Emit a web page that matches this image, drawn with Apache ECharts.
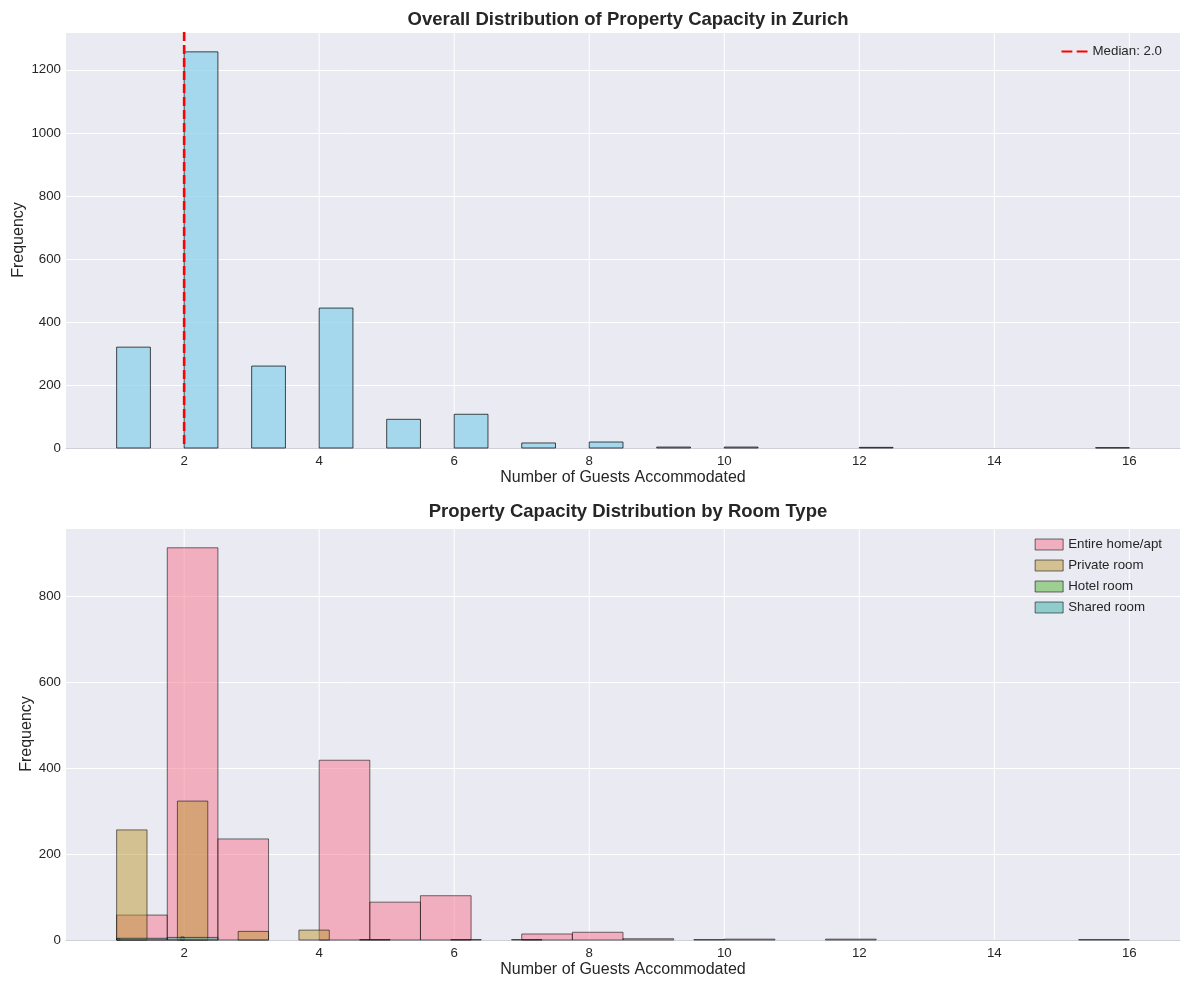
<!DOCTYPE html>
<html>
<head>
<meta charset="utf-8">
<title>Property Capacity in Zurich</title>
<script src="https://cdn.jsdelivr.net/npm/echarts@6/dist/echarts.min.js"></script>
<style>
  html, body { margin: 0; padding: 0; background: #fff; }
  #chart { width: 1189px; height: 990px; }
</style>
</head>
<body>
<div id="chart"></div>
<script>
// Overall histogram: 0.5-wide bins, left edge of each non-empty bin.
const OVERALL_BIN_LEFT = [1, 2, 3, 4, 5, 6, 7, 8, 9, 10, 12, 15.5];
const OVERALL_BIN_WIDTH = 0.5;
const OVERALL_COUNTS = [320, 1257, 260, 444, 91, 107, 16, 19, 3, 3, 2, 1];
const MEDIAN = 2.0;

// Per room type: each type got its own 20 bins over its own range.
const ROOM_TYPES = ['Entire home/apt', 'Private room', 'Hotel room', 'Shared room'];
const ROOM_BIN_WIDTH = [0.75, 0.45, 0.05, 0.75];
const ROOM_BIN_LEFT = [
  [1, 1.75, 2.5, 4, 4.75, 5.5, 7, 7.75, 8.5, 10, 11.5, 15.25],
  [1, 1.9, 2.8, 3.7, 4.6, 5.95, 6.85, 9.55],
  [1, 1.95],
  [1, 1.75],
];
const ROOM_COUNTS = [
  [58, 912, 235, 418, 88, 103, 14, 18, 3, 2, 2, 1],
  [256, 323, 20, 23, 1, 1, 1, 1],
  [3, 7],
  [4, 6],
];

const X_TICKS = [2, 4, 6, 8, 10, 12, 14, 16];

const X_MIN = 0.25, X_MAX = 16.75;
const TOP_Y_MAX = 1320;
const BOTTOM_Y_MAX = 958;

// seaborn "husl" colours, drawn at alpha 0.5 like the original
const ROOM_COLORS = [
  'rgba(247,113,137,0.5)',
  'rgba(187,152,50,0.5)',
  'rgba(80,177,49,0.5)',
  'rgba(54,173,164,0.5)',
];

const FONT = '"Liberation Sans", Arial, sans-serif';
const TEXT = '#262626';

function binData(lefts, width, counts) {
  return lefts.map((l, i) => [l, l + width, counts[i]]);
}

function barRenderer(fill, stroke) {
  return (params, api) => {
    const top = api.coord([api.value(0), api.value(2)]);
    const base = api.coord([api.value(1), 0]);
    return {
      type: 'rect',
      shape: { x: top[0], y: top[1], width: base[0] - top[0], height: base[1] - top[1] },
      style: { fill, stroke, lineWidth: 1 },
    };
  };
}

// White vertical grid lines at the x ticks (value axis min is not a tick multiple).
function gridLineSeries(idx) {
  return {
    type: 'custom',
    xAxisIndex: idx, yAxisIndex: idx,
    silent: true,
    z: 1,
    data: X_TICKS.map(v => [v]),
    encode: { x: 0 },
    renderItem: (params, api) => {
      const cs = params.coordSys;
      const x = api.coord([api.value(0), 0])[0];
      return {
        type: 'line',
        shape: { x1: x, y1: cs.y, x2: x, y2: cs.y + cs.height },
        style: { stroke: '#ffffff', lineWidth: 1 },
      };
    },
  };
}

function xAxis(idx) {
  return {
    type: 'value', gridIndex: idx,
    min: X_MIN, max: X_MAX, interval: 0.25,
    name: 'Number of Guests Accommodated',
    nameLocation: 'middle', nameGap: 22,
    nameMoveOverlap: false,
    nameTextStyle: { fontFamily: FONT, fontSize: 16, color: TEXT },
    axisLine: { show: true, lineStyle: { color: '#cfcfd8', width: 1 } },
    axisTick: { show: false },
    splitLine: { show: false },
    axisLabel: {
      fontFamily: FONT, fontSize: 13.3, color: TEXT, margin: 7,
      formatter: v => (X_TICKS.includes(v) ? String(v) : ''),
    },
  };
}

function yAxis(idx, max, gap) {
  return {
    type: 'value', gridIndex: idx,
    min: 0, max, interval: 200,
    name: 'Frequency',
    nameLocation: 'middle', nameGap: gap,
    nameMoveOverlap: false,
    nameTextStyle: { fontFamily: FONT, fontSize: 16, color: TEXT },
    axisLine: { show: false },
    axisTick: { show: false },
    splitLine: { show: true, lineStyle: { color: '#ffffff', width: 1 } },
    axisLabel: {
      fontFamily: FONT, fontSize: 13.3, color: TEXT, margin: 5,
      showMaxLabel: false,
      formatter: v => String(v),
    },
  };
}

const chart = echarts.init(document.getElementById('chart'));

const series = [
  gridLineSeries(0),
  {
    name: 'Overall',
    type: 'custom',
    xAxisIndex: 0, yAxisIndex: 0,
    z: 2,
    data: binData(OVERALL_BIN_LEFT, OVERALL_BIN_WIDTH, OVERALL_COUNTS),
    encode: { x: [0, 1], y: 2 },
    renderItem: barRenderer('rgba(135,206,235,0.7)', 'rgba(0,0,0,0.7)'),
  },
  {
    name: 'Median: 2.0',
    type: 'custom',
    xAxisIndex: 0, yAxisIndex: 0,
    z: 3,
    itemStyle: { color: '#ff0000' },
    data: [[MEDIAN]],
    encode: { x: 0 },
    renderItem: (params, api) => {
      const cs = params.coordSys;
      const x = api.coord([api.value(0), 0])[0];
      return {
        type: 'line',
        shape: { x1: x, y1: cs.y, x2: x, y2: cs.y + cs.height },
        style: { stroke: '#ff0000', lineWidth: 2.6, lineDash: [9, 4] },
      };
    },
  },
  gridLineSeries(1),
  ...ROOM_TYPES.map((name, i) => ({
    name,
    type: 'custom',
    xAxisIndex: 1, yAxisIndex: 1,
    z: 2 + i,
    itemStyle: { color: ROOM_COLORS[i], borderColor: 'rgba(0,0,0,0.55)', borderWidth: 1 },
    data: binData(ROOM_BIN_LEFT[i], ROOM_BIN_WIDTH[i], ROOM_COUNTS[i]),
    encode: { x: [0, 1], y: 2 },
    renderItem: barRenderer(ROOM_COLORS[i], 'rgba(0,0,0,0.55)'),
  })),
];

const gridBase = {
  left: 66, right: 9, show: true, backgroundColor: '#EAEAF2', borderWidth: 0,
  containLabel: false, outerBoundsMode: 'none',
};

chart.setOption({
  animation: false,
  backgroundColor: '#ffffff',
  textStyle: { fontFamily: FONT },
  title: [
    {
      text: 'Overall Distribution of Property Capacity in Zurich',
      left: 623, top: 5, textAlign: 'center',
      textStyle: { fontFamily: FONT, fontSize: 18.5, fontWeight: 'bold', color: TEXT },
    },
    {
      text: 'Property Capacity Distribution by Room Type',
      left: 623, top: 497, textAlign: 'center',
      textStyle: { fontFamily: FONT, fontSize: 18.5, fontWeight: 'bold', color: TEXT },
    },
  ],
  grid: [
    Object.assign({ top: 32, height: 416 }, gridBase),
    Object.assign({ top: 528, height: 412 }, gridBase),
  ],
  xAxis: [xAxis(0), xAxis(1)],
  yAxis: [yAxis(0, TOP_Y_MAX, 39), yAxis(1, BOTTOM_Y_MAX, 31)],
  legend: [
    {
      data: [{
        name: 'Median: 2.0',
        icon: 'path://M0,0H10V2H0Z M14,0H24V2H14Z',
        itemStyle: { color: '#ff0000' },
      }],
      right: 22, top: 40,
      itemWidth: 26, itemHeight: 3, itemGap: 10,
      textStyle: { fontFamily: FONT, fontSize: 13.3, color: TEXT },
    },
    {
      data: ROOM_TYPES.map((name, i) => ({
        name,
        icon: 'rect',
        itemStyle: { color: ROOM_COLORS[i], borderColor: 'rgba(0,0,0,0.55)', borderWidth: 1 },
      })),
      orient: 'vertical',
      right: 22, top: 533,
      itemWidth: 28, itemHeight: 11, itemGap: 8,
      textStyle: { fontFamily: FONT, fontSize: 13.3, color: TEXT },
    },
  ],
  series,
});
</script>
</body>
</html>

> _WHAT TO DO_: Count each line of the data where the word "drawn" appears, then reply with the total only.

> _COMPLETE RESPONSE_: 2